What version of HELM chart are you running?
We are using nats chart 0.17.0
Let's see what the others have to say.
I am also seeing this issue with trying to upgrade to chart version 0.18.1 ...reverting back to 0.18.0 and still see this error.
edit 1: after few more retries of restarts, scaling up/down of stateful set ....upgrading to chart 0.18.1 now works...so I have no idea lol
edit 2: seems whenever this error occurs, if I scale statefulset to 1 then back up to 2 then again back to 3....it works.... I am running clustering with 3 replicas
Will see what @wallyqs or @caleblloyd have to say, I am not up on exact changes in the HELM charts.
Hi @tamalsaha do you have an idea of around how long did it get stuck during startup after disabling the health checks? These are the current defaults in the Helm charts which would total in about 5 minutes before causing a restart during the startup phase: https://github.com/nats-io/k8s/blob/main/helm/charts/nats/values.yaml#L83-L90
Not sure completely. node-0 took the longest and it was in that state 10 mins or more. I also saw the reloader container to restart during that time.
I too am seeing this on 2.9.3 and and helm 0.18.0. I had a large built-up stream needing flushing, it took over an hour of pod restarts before it finally came up
Was this a cascading restart, where all pods were restarted at once? Ideally each pod should be running on a different host, and only one pod should be restarted at a time.
I had added more resources to the stateful set, it stalled on the one box, hitting the liveness check issues. It feels like if the server is still syncing it should pass liveness but fail readiness. If the thing wasn't bouncing I have a feeling it'd have come up much faster
The best solution to prevent that would be to tune the startup probe initialDelaySeconds
, periodSeconds
and failureThreshold
so that it has enough time to catch-up on startup. The total startup time will be initialDelaySeconds + (periodSeconds * failureThreshold)
before the liveness and readiness probes start.
Everyone's will be a little different depending on hardware and stream sizes, so it would be best to benchmark with your specefic use case and then build in some headroom
@caleblloyd , I think the better option will be to disable these probes, since the startup time is unpredictable and can be hours.
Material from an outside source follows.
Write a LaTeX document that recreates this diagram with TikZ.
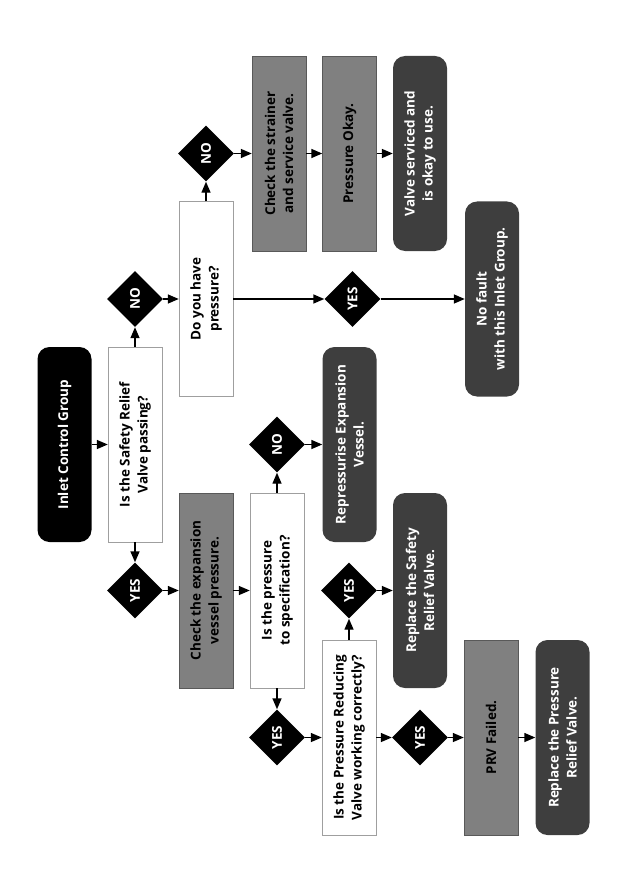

Fwiw our jet streams were way backed up due to application issues with over 175m pending messages and I was hitting OOM. In the past (and ever since) I have had no problems similar to this, all the other nodes when this one finally completed restarted just fine well within the liveness probe limits. I am not sure this was a situation I could have tested against. I do believe live/ready checks are a good thing and should not be disabled, but in the emergency change case I got bit. Both suggestions would have done the trick, but of course that is in hind-sight.... I am all for doing the best/right thing by default if possible which is why I commented, to add to this discussion. It feels there is something that can be improved upon, to make NATS even more pain-free, auto-magical awesomeness than it already is.
Why were they so backed up? Did the applications not wait on publish acks from the system?
You can scale it down to 1 if nats stream info
responds, meaning it has a leader..
Was there an event that preceded the log entries?
We're seeing something very similar on our side and planned to rollout https://github.com/awesomenix/drainsafe but the project doesn't seem to be maintained so we decided against it.
Do you know when a fix will be available for this?
Believe this is resolved, and we are releasing 2.9.11 today that have proper healthz that can be used not only as startup probe but also liveness probe with the latest operator.
Closing for now but feel free to re-open as needed.
How do we debug
JetStream is not current with the meta leader
. We are using nats-server:2.9.3-alpine images. The issue is nats-server-0 pod will not go in ready state.